|Was just reading my Principles of Marketing textbook and stories of marketing screw ups. Here is an interesting passage:
The seller must examine the ways consumers think about and use certain products before planning a marketing program. There are often surprises. For example, the average French man uses almost twice as many cosmetics and beauty aids as his wife. The Germans and the French eat more packaged, branded spaghetti than do Italians. Italian children like to eat chocolate bars between slices of bread as a snack. Women in Tanzania will not give their children eggs for fear of making them bald or impotent.
Companies that ignore such differences can make some very expensive and embarrassing mistakes. Here's an example:
McDonald's and Coca-Cola managed to offend the entire Muslim world by putting the Saudi Arabian flag on their packaging. The flag's design includes a passage from the Koran (the sacred text of Islam) and Muslims feel very strongly that their Holy Writ should never be wadded up and tossed in the garbage. Nike faced a similar situation in Arab countries when Muslims objected to a stylized "Air" logo on its shoes, which resembled "Allah" in Arabic script. Nike apologized for the mistake and pulled the shoes from distribution.

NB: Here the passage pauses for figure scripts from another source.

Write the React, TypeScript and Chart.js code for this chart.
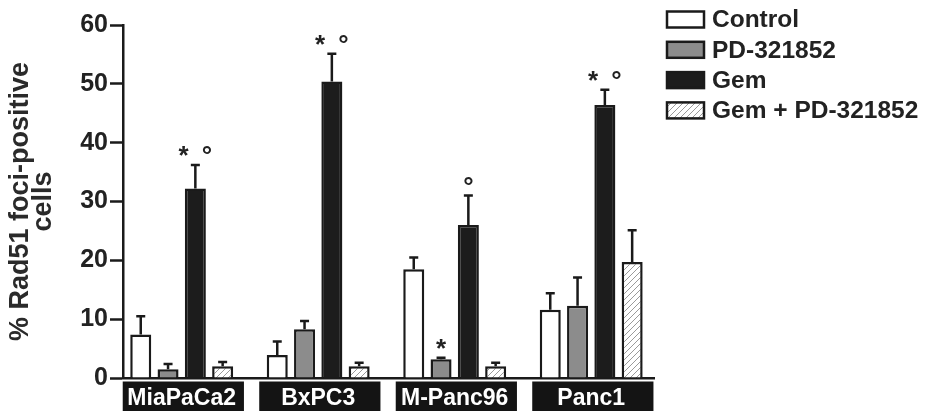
import React, { useEffect, useRef } from 'react';
import { Chart, registerables } from 'chart.js';

Chart.register(...registerables);

const FONT = "'Liberation Sans', Arial, Helvetica, sans-serif";

const categories = ['MiaPaCa2', 'BxPC3', 'M-Panc96', 'Panc1'];
const seriesNames = ['Control', 'PD-321852', 'Gem', 'Gem + PD-321852'];

const controlValues = [7.4, 3.9, 18.5, 11.6];
const controlErrors = [3.1, 2.3, 2.0, 2.8];
const pdValues = [1.5, 8.3, 3.2, 12.3];
const pdErrors = [0.9, 1.4, 0.25, 4.8];
const gemValues = [32.2, 50.4, 26.0, 46.4];
const gemErrors = [4.0, 4.7, 5.0, 2.6];
const comboValues = [2.0, 2.0, 2.0, 19.7];
const comboErrors = [0.7, 0.6, 0.6, 5.4];

const pdMarks = ['', '', '*', ''];
const gemMarks = ['*\u2002°', '*\u2002°', '°', '*\u2002°'];

const yTitle = ['% Rad51 foci-positive', 'cells'];

const INK = '#1a1a1a';

function makeHatch(): CanvasPattern | string {
  const c = document.createElement('canvas');
  c.width = 6;
  c.height = 6;
  const g = c.getContext('2d');
  if (!g) return '#ffffff';
  g.fillStyle = '#ffffff';
  g.fillRect(0, 0, 6, 6);
  g.strokeStyle = '#9a9a9a';
  g.lineWidth = 1;
  g.beginPath();
  g.moveTo(0, 6);
  g.lineTo(6, 0);
  g.moveTo(-1, 1);
  g.lineTo(1, -1);
  g.moveTo(5, 7);
  g.lineTo(7, 5);
  g.stroke();
  return g.createPattern(c, 'repeat') || '#ffffff';
}

const toXY = (vals: number[]) => vals.map((v, i) => ({ x: i, y: v }));

const labelBoxes = {
  id: 'labelBoxes',
  beforeDraw(chart: any) {
    const xs = chart.scales.x;
    const ctx = chart.ctx;
    const step = xs.getPixelForValue(1) - xs.getPixelForValue(0);
    const top = chart.chartArea.bottom + 3.5;
    ctx.save();
    ctx.fillStyle = '#141414';
    categories.forEach((_, i) => {
      const cx = xs.getPixelForValue(i) + step * 0.012;
      const w = step * 0.888;
      ctx.fillRect(cx - w / 2, top, w, chart.height - top);
    });
    ctx.restore();
  },
};

const errorBars = {
  id: 'errorBars',
  afterDatasetsDraw(chart: any) {
    const ctx = chart.ctx;
    const ys = chart.scales.y;
    ctx.save();
    ctx.strokeStyle = INK;
    ctx.lineWidth = 2.5;
    chart.data.datasets.forEach((ds: any, di: number) => {
      const meta = chart.getDatasetMeta(di);
      meta.data.forEach((el: any, i: number) => {
        const v = ds.data[i].y;
        const e = ds.errors[i];
        const yTop = ys.getPixelForValue(v + e);
        ctx.beginPath();
        ctx.moveTo(el.x, el.y);
        ctx.lineTo(el.x, yTop);
        ctx.moveTo(el.x - 4.5, yTop);
        ctx.lineTo(el.x + 4.5, yTop);
        ctx.stroke();
        const mark = ds.marks ? ds.marks[i] : '';
        if (mark) {
          ctx.fillStyle = '#222';
          ctx.font = `bold 26px ${FONT}`;
          ctx.textAlign = 'center';
          ctx.textBaseline = 'alphabetic';
          ctx.fillText(mark, el.x, yTop - 1);
        }
      });
    });
    ctx.restore();
  },
};

const customLegend = {
  id: 'customLegend',
  afterDraw(chart: any) {
    const ctx = chart.ctx;
    ctx.save();
    chart.data.datasets.forEach((ds: any, i: number) => {
      const cy = 19.5 + i * 30.3;
      const bx = 667;
      const bw = 37;
      const bh = 16;
      ctx.fillStyle = ds.backgroundColor;
      ctx.fillRect(bx, cy - bh / 2, bw, bh);
      ctx.strokeStyle = INK;
      ctx.lineWidth = 2.5;
      ctx.strokeRect(bx, cy - bh / 2, bw, bh);
      ctx.fillStyle = '#222';
      ctx.font = `bold 24.5px ${FONT}`;
      ctx.textAlign = 'left';
      ctx.textBaseline = 'middle';
      ctx.fillText(ds.label, 712, cy + 1);
    });
    ctx.restore();
  },
};

export default function App() {
  const ref = useRef<HTMLCanvasElement | null>(null);

  useEffect(() => {
    if (!ref.current) return;
    const hatch = makeHatch();
    const common = { borderColor: INK, borderWidth: 2.5, barPercentage: 0.77, categoryPercentage: 0.8 };
    const chart = new Chart(ref.current, {
      type: 'bar',
      data: {
        datasets: [
          { ...common, label: seriesNames[0], data: toXY(controlValues), errors: controlErrors, backgroundColor: '#ffffff' } as any,
          { ...common, label: seriesNames[1], data: toXY(pdValues), errors: pdErrors, marks: pdMarks, backgroundColor: '#8c8c8c' } as any,
          { ...common, label: seriesNames[2], data: toXY(gemValues), errors: gemErrors, marks: gemMarks, backgroundColor: '#1c1c1c' } as any,
          { ...common, label: seriesNames[3], data: toXY(comboValues), errors: comboErrors, backgroundColor: hatch } as any,
        ],
      },
      options: {
        responsive: false,
        animation: false,
        events: [],
        layout: { padding: { top: 25, right: 272, left: 0, bottom: 0 } },
        plugins: { legend: { display: false }, tooltip: { enabled: false } },
        scales: {
          x: {
            type: 'linear',
            offset: false,
            min: -0.43,
            max: 3.46,
            afterBuildTicks: (s: any) => {
              s.ticks = categories.map((_, i) => ({ value: i }));
            },
            afterFit: (s: any) => {
              s.height = 33;
            },
            border: { display: true, color: INK, width: 2.5 },
            grid: { offset: false, drawOnChartArea: false, drawTicks: false },
            ticks: {
              autoSkip: false,
              maxRotation: 0,
              padding: 7,
              color: '#ffffff',
              font: { family: FONT, size: 23, weight: 'bold' },
              callback: (v: any) => categories[v] ?? '',
            },
          },
          y: {
            min: 0,
            max: 60,
            ticks: {
              stepSize: 10,
              padding: 2,
              color: '#222',
              font: { family: FONT, size: 25, weight: 'bold' },
            },
            afterFit: (s: any) => {
              s.width = 123;
            },
            border: { display: true, color: INK, width: 2.5 },
            grid: { drawOnChartArea: false, drawTicks: true, tickLength: 13, tickWidth: 2.5, tickColor: INK },
            title: {
              display: true,
              text: yTitle,
              color: '#2a2a2a',
              font: { family: FONT, size: 27, weight: 'bold', lineHeight: 0.85 },
              padding: { top: 9, bottom: 0 },
            },
          },
        },
      } as any,
      plugins: [labelBoxes, errorBars, customLegend],
    });
    return () => chart.destroy();
  }, []);

  return (
    <div style={{ position: 'fixed', left: 0, top: 0, width: 926, height: 411, background: '#fff' }}>
      <canvas ref={ref} width={926} height={411} />
    </div>
  );
}
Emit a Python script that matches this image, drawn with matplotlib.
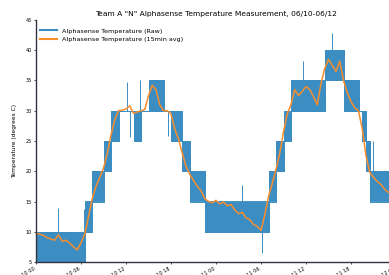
import matplotlib
matplotlib.use("Agg")
import matplotlib.pyplot as plt
import matplotlib.dates as mdates
import pandas as pd
import numpy as np

# ---- data ----
start = "2017-06-10 00:00"
step_minutes = 30

temp_avg = [9.8, 9.6, 9.4, 9.0, 8.8, 8.6, 9.5, 8.4, 8.6, 8.1, 7.5, 7.0, 8.2,
            9.6, 12.5, 15.5, 17.5, 19.0, 20.5, 23.0, 26.0, 28.5,
            30.0, 30.1,
            30.3, 30.8, 29.6, 29.8, 30.0, 30.2,
            32.5, 34.2, 33.5, 31.0, 30.0, 30.0,
            29.5, 27.0, 25.3, 23.0, 20.8, 19.5, 18.5, 17.5, 16.8, 15.5,
            15.0, 14.8, 15.2, 14.6, 14.9, 14.3, 14.5, 13.6, 13.0, 13.2, 12.3, 12.0, 11.2, 10.9, 10.2,
            12.8, 15.8, 18.0, 20.3, 23.0, 26.5, 29.5, 31.0, 33.5, 32.5,
            33.2,
            34.0, 33.5, 32.3, 31.0, 34.5, 37.0, 38.5, 37.5, 36.5, 38.2, 35.0, 33.0, 31.5, 30.5,
            30.0, 27.0, 22.5, 19.8, 19.0, 18.3, 17.8, 17.0, 16.5]

raw_low = [5]*13 + [10]*2 + [15]*3 + [20]*2 + [25]*2 + [30]*2 + [30]*2 + [25]*2 + [30]*2 \
    + [30]*4 + [30]*2 + [25]*3 + [20]*2 + [15]*4 + [10]*17 + [15]*2 + [20]*2 + [25]*2 \
    + [30]*8 + [30] + [35]*5 + [30]*4 + [30] + [25] + [20] + [15]*6
raw_high = [10]*13 + [15]*2 + [20]*3 + [25]*2 + [30]*2 + [30]*2 + [30]*2 + [30]*2 + [30]*2 \
    + [35]*4 + [30]*2 + [30]*3 + [25]*2 + [20]*4 + [15]*17 + [20]*2 + [25]*2 + [30]*2 \
    + [35]*8 + [35] + [40]*5 + [35]*4 + [30] + [30] + [25] + [20]*6

spike_hours = [2.93, 6.4, 12.13, 13.87, 12.53, 17.6, 27.47, 30.13, 35.6, 39.47, 44.93]
spike_base = [10, 10, 30, 30, 30, 30, 15, 10, 35, 40, 20]
spike_value = [14.0, 13.7, 34.8, 35.0, 25.7, 25.8, 17.8, 6.5, 38.2, 42.8, 25.0]

title = 'Team A "N" Alphasense Temperature Measurement, 06/10-06/12'
ylabel = "Temperature (degrees C)"
legend_labels = ["Alphasense Temperature (Raw)", "Alphasense Temperature (15min avg)"]

# ---- plot ----
times = pd.date_range(start, periods=len(temp_avg), freq=f"{step_minutes}min")
t0 = pd.Timestamp(start)
spike_times = [t0 + pd.Timedelta(hours=h) for h in spike_hours]

blue = "#3b8dc2"
orange = "#f88d2c"

fig = plt.figure(figsize=(3.89, 2.75), dpi=100)
ax = fig.add_axes([36/389, 13/275, 360/389, 242/275])

ax.fill_between(times, raw_low, raw_high, step="post", color=blue, lw=0.6, edgecolor=blue)
ax.step(times, raw_low, where="post", color=blue, lw=0.7)
ax.step(times, raw_high, where="post", color=blue, lw=0.7)
ax.vlines(spike_times, spike_base, spike_value, color=blue, lw=0.7)
ax.plot(times, temp_avg, color=orange, lw=1.1)

ax.plot([], [], color=blue, lw=1.5, label=legend_labels[0])
ax.plot([], [], color=orange, lw=1.5, label=legend_labels[1])
handles, labels = ax.get_legend_handles_labels()
ax.legend(handles[-2:], labels[-2:], loc="upper left", frameon=False, fontsize=4.6,
          handlelength=2.6, borderaxespad=0.3, bbox_to_anchor=(0.0, 0.985))

ax.set_ylim(5, 45)
ax.set_yticks(range(5, 46, 5))
ax.set_xlim(t0, t0 + pd.Timedelta(hours=48))
ax.xaxis.set_major_locator(mdates.HourLocator(byhour=[0, 6, 12, 18]))
ax.xaxis.set_major_formatter(mdates.DateFormatter("%m-%d %H"))
plt.setp(ax.get_xticklabels(), rotation=30, ha="right")
ax.tick_params(labelsize=3.6, length=1.5, width=0.5, pad=1.5)

ax.set_title(title, fontsize=5.4, pad=3)
ax.set_ylabel(ylabel, fontsize=4.2, labelpad=6)

for s in ["top", "right"]:
    ax.spines[s].set_visible(False)
for s in ["left", "bottom"]:
    ax.spines[s].set_color("#333344")
    ax.spines[s].set_linewidth(1.0)

fig.savefig("out.png", dpi=100)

And more from this same section:
Business norms and behavior vary from country to country. American business executives need to be briefed on these factors before conducting business in another country. Here are some examples of different global business behavior:
And so on...
- South Americans like to sit or stand very close to each other when they talk business -- in fact, almost nose-to-nose. The American business executive tends to keep backing away as the South American moves closer. Both may end up being offended.
- Fast and tough bargaining, which works well in other parts of the world, is often inappropriate in Japan and other Asian countries. Moreover, in face-to-face communications, Japanese business executives rarely say no. Thus, Americans tend to become impatient with having to spend time in polite conversatoin about the weather or other such topics before getting down to business. And they becom efrustrated when they don't know where they stand. However, when Americans come to the point quickly, Japanese business executives may find this behavior offensive.
Speaking of globalism, my university was attempting to sell this textbook at an outrageous price of about $150. What a scam. However I got the exact same edition except an Indian market paperback version, with poorer print quality for $50 on ebay. Still expensive but a little more reasonable.